We finished the first day of the business seminar yesterday. We tried to create an atmosphere that invited dialogue and the exchange of thoughts – all as we were teaching material to them that was completely foreign (in more ways than one – pun fully intended). The dialogue was fascinating. In part, it exposed a mutual distrust between business owners and pastors. The pastors view business owners as less important to God’s kingdom and dishonest. The business owners view the pastors as greedy – only interested in money. No doubt that 1 Timothy 6:10 (“For the love of money …) was intended for this place (as well as America).
It’s hard to describe the feelings of helplessness that have run through my mind this week. The spiritual needs are overwhelming. Physical needs are never far away. We don’t speak French or Swahili. Communication through a translator is difficult. Most everyone in the churches are looking for a handout – from a ballpoint pen to a Bible to money – nothing seems to be enough. Yet we share a common faith in a common Savior. Living, listening and teaching in this environment certainly has expanded my appreciation for the patience, vastness and power of God. I do wonder why He chose people to do the work of building His kingdom.
It’s hard to describe how messed up this place. I say that well aware of my “America is best” bias. It is troubled on so many levels and in such a complex fashion. Take the language. The country has 400 languages, including five official languages. One of the official languages is Swahili. However, in Bukavu, the Swahili is a mixture of French and Swahili. Therefore, there were many times when our Kenyan team member needed help translating things from his “normal” Swahili to the messed up Congolese Swahili. Ugh! No wonder I struggled so much prior to the trip figuring out into what language the material should be translated.
Here’s another example. There are no property leases here. A landlord can kick you out or raise your rent any time. In fact if you choose to improve your rented house or business property too much, the landlord will just raise your rent or kick you out – even though you paid for the improvements. At the end of the day, there is just no rule of law.

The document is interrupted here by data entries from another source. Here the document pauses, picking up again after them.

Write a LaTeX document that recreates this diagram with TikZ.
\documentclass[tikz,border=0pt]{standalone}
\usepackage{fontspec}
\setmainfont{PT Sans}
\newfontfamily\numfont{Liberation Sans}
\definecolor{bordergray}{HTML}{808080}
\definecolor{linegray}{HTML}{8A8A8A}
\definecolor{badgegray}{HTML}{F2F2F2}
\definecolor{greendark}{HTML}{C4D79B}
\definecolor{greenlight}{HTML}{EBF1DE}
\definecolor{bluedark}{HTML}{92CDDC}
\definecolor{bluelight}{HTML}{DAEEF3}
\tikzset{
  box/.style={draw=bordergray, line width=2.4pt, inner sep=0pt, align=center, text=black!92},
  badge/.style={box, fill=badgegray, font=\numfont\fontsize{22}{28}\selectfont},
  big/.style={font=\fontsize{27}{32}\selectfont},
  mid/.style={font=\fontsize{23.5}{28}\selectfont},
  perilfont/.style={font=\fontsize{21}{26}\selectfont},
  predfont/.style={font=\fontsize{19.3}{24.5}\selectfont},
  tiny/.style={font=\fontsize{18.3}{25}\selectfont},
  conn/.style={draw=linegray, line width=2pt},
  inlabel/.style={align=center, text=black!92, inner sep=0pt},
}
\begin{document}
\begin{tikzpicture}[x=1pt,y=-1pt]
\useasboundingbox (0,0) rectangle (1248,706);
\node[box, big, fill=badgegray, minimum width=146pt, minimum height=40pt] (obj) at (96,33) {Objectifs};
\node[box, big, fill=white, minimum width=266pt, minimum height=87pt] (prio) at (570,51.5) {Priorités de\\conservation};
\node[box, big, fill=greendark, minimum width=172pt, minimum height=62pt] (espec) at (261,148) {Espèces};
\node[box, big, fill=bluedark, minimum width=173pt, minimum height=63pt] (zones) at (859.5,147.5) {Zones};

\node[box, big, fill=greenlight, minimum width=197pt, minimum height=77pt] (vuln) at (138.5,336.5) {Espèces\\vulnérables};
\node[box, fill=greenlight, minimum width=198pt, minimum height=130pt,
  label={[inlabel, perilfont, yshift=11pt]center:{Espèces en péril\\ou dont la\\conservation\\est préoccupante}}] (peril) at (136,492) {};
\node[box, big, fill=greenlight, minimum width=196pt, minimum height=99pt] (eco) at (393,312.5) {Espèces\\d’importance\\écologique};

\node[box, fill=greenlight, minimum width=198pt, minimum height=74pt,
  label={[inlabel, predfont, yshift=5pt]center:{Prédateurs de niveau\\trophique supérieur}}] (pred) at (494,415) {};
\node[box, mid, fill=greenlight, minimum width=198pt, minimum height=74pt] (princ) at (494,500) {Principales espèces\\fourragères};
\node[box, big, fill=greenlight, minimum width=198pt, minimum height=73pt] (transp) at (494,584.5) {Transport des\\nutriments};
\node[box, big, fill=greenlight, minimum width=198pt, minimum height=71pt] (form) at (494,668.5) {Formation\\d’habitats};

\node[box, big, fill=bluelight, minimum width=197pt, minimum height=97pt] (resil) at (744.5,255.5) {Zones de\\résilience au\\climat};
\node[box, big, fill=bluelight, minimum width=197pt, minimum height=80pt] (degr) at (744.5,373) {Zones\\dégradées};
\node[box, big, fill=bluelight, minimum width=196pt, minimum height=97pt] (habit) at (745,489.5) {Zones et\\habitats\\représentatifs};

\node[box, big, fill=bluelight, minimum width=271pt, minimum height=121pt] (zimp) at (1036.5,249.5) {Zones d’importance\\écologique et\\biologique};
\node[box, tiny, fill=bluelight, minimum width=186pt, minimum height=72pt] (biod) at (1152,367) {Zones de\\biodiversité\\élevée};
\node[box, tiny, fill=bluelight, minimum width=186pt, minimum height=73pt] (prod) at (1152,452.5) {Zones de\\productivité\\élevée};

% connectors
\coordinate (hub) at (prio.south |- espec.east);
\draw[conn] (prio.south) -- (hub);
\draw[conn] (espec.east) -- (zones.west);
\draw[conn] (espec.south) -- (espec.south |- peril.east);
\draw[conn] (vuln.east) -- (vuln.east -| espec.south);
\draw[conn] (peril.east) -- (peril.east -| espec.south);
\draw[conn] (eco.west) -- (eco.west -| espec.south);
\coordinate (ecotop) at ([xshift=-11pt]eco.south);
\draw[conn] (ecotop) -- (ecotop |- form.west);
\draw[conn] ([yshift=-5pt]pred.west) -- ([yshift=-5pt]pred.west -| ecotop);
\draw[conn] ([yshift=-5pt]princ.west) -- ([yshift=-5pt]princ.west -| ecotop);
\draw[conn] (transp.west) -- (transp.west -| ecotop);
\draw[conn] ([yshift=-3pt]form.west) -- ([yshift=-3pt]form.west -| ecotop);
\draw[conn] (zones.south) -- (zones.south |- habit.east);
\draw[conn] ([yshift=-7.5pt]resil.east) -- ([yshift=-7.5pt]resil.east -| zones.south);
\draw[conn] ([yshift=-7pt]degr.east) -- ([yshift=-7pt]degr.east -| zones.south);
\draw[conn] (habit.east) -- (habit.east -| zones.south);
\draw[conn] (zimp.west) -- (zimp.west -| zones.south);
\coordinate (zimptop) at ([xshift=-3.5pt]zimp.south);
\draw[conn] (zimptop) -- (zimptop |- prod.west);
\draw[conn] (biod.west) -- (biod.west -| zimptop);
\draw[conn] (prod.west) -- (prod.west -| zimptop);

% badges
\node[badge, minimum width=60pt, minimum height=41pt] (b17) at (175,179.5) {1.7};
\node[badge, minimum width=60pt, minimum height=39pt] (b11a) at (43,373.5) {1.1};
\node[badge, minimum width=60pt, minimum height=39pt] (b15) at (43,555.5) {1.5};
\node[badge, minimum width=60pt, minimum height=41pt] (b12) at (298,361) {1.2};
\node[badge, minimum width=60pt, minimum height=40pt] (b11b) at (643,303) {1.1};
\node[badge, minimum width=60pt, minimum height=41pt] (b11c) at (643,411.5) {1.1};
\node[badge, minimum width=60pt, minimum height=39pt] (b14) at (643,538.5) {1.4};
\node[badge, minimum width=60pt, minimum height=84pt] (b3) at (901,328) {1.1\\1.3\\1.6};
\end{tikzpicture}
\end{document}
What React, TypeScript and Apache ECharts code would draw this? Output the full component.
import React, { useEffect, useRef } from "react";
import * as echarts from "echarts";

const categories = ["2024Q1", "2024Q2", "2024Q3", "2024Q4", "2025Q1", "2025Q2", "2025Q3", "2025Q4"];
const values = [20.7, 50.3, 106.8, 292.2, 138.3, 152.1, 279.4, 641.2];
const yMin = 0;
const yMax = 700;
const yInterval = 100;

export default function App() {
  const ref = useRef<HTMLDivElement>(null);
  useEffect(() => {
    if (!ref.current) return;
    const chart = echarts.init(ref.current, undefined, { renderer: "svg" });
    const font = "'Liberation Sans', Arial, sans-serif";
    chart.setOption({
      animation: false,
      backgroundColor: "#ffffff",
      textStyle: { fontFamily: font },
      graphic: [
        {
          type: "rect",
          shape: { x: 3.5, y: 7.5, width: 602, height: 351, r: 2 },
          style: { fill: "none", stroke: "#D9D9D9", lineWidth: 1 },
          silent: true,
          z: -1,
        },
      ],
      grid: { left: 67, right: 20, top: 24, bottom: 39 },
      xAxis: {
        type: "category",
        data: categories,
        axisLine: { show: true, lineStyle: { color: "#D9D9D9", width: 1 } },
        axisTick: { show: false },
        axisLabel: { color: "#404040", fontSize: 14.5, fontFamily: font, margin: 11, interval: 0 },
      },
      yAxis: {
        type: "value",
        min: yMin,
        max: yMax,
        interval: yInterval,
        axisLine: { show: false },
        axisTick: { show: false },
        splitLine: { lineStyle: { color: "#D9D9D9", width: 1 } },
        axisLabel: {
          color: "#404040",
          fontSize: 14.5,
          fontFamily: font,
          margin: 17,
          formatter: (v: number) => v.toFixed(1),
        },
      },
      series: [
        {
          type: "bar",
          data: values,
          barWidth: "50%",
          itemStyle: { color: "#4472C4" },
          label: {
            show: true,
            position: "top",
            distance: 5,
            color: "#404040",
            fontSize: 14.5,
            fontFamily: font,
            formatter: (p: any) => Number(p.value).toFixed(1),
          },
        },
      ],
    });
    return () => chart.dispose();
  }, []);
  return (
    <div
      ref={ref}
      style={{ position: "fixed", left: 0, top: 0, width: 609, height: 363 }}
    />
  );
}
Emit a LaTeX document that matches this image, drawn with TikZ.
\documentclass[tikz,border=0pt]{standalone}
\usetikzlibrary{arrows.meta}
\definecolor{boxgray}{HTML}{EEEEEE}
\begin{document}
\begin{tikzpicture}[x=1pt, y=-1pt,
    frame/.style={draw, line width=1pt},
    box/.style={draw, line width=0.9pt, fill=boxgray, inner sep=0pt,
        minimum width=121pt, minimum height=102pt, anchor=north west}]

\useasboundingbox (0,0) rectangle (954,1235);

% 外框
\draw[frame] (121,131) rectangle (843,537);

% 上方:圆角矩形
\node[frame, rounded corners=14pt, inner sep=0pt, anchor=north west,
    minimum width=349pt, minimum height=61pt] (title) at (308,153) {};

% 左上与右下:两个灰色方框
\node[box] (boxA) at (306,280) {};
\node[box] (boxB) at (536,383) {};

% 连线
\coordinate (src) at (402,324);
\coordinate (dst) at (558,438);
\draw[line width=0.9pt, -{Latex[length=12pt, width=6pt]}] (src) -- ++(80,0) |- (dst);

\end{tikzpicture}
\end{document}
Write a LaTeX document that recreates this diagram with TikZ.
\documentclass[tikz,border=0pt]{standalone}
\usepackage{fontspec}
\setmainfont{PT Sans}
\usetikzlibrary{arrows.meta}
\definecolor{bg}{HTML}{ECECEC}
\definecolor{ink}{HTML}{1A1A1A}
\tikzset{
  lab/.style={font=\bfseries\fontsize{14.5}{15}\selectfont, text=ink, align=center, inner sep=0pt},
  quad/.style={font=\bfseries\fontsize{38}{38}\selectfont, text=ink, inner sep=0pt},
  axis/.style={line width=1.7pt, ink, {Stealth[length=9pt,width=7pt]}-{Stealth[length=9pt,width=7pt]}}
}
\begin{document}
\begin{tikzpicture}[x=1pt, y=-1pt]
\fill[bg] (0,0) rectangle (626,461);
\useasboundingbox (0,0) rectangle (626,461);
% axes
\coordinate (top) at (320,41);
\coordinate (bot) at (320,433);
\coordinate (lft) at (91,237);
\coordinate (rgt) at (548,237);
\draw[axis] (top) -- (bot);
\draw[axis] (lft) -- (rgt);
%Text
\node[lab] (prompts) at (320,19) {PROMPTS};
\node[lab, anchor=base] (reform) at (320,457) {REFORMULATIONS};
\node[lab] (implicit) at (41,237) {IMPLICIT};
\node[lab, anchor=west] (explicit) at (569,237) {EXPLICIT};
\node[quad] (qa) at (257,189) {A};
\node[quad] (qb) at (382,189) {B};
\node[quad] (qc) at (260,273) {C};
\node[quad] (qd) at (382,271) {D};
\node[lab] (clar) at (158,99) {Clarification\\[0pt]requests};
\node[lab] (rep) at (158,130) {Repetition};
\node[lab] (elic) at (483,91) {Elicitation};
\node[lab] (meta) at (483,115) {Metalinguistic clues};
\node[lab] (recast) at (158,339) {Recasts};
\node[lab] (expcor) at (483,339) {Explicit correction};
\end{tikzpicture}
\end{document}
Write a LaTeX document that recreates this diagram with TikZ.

On the positive side, I have seen greater development in Bukavu from year to year. The economy seems more vibrant. The country’s potential is huge. There are vast deposits of gold and strategic metals. It would be a great place for tourism. The climate is like California and the beauty is phenomenal. Kenna, one of the members of the team commented today that God has indeed blessed Congo in a physical sense. She is right. It’s beyond sad that the physical blessing hasn’t made a difference in the physical lives of the people.
Despite all of the problems and feelings of hopelessness, I think we are on the right track. We have adopted a “three concentric circle” approach:
- the smallest circle includes a few key individuals – men of peace – we are trying to pour time, energy and resources into these relationships. These people seem to be faithful, available and teachable. We gave one 20 year old student is wise beyond his years a netbook computer. He wanted one to be able to write. I hope to post some of his writing on the blog in the coming year. This young man is of slight build and soft speech, but his words show the great courage of youth and can cut you in two – because they are truth. This man has the potential to be a great leader here. Please pray for him. Interestingly, he is a born again Catholic who was raised in a protestant home.
- the second circle is the two groups that attended the seminars – we taught them to study God’s Word and live it.
- the third circle is the larger groups of people – we spoke in a Bible school last week and will lead a group of pastors in brainstorming this coming Thursday. We are trying to cast a vision of an almighty God who will provide all they need should they surrender to Him and seek Him.
All in all, I believe we have provided encouragement and valuable teaching to some people here. In addition, God has used many experiences to stretch our faith. How often do you get the opportunity to pray that God will control your bowels because bathroom options don’t exist. (Fortunately, three of us were only sick for about 36 hours and it wasn’t too bad. Kenna, the lone woman on the team, proved to be the toughest among us as she did not get sick.)
Please pray that God would cause the seeds that we are scattering, almost blindly, to sprout and grow deep roots.